Global Factors Affecting Gold Prices
Gold’s role as a safe-haven asset and store of value means its price is sensitive to a wide array of macroeconomic and geopolitical drivers. By correlating chart movements with external events, traders gain deeper context for sudden spikes or prolonged trends. Key influences include:
- Interest Rates: Lower real rates make non-yielding assets like gold more attractive. Expectations of rate cuts often propel prices higher, while hawkish central bank policies apply downward pressure.
- Currency Movements: Gold is typically inversely related to the US dollar. A stronger dollar reduces gold’s appeal to holders of other currencies, compressing demand.
- Inflation: As a hedge against purchasing-power erosion, gold often rallies amid rising consumer prices. Inflation surprises can trigger rapid shifts in chart slopes and breakouts.
- Geopolitical Risk: Conflicts, trade tensions, and political instability drive safe-haven flows. Sudden jumps in chart volatility often coincide with major news events.
- Central Bank Demand: Official purchases or sales by major banks influence both physical and paper markets. Announcements regarding reserve diversification can trigger chart breakouts.
- Supply Constraints: Mining output disruptions or changes in recycling rates affect physical availability, subtly impacting long-term chart trends.

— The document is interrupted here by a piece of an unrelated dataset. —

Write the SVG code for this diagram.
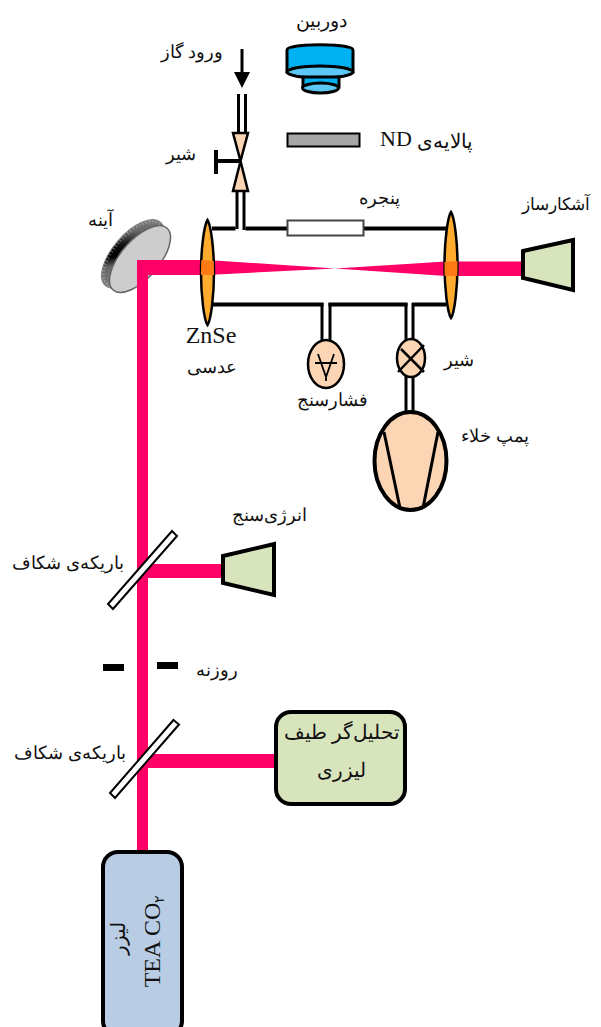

Understanding the interplay between these factors and price chart formations allows for more nuanced analysis. Staying current with economic calendars, policy announcements, and global news feeds equips analysts with the context needed to interpret sharp spikes, gradual uptrends, or sideways consolidations in the gold market. Integrating these insights with technical patterns and liquidity considerations lays the foundation for robust trade planning and more effective risk control strategies.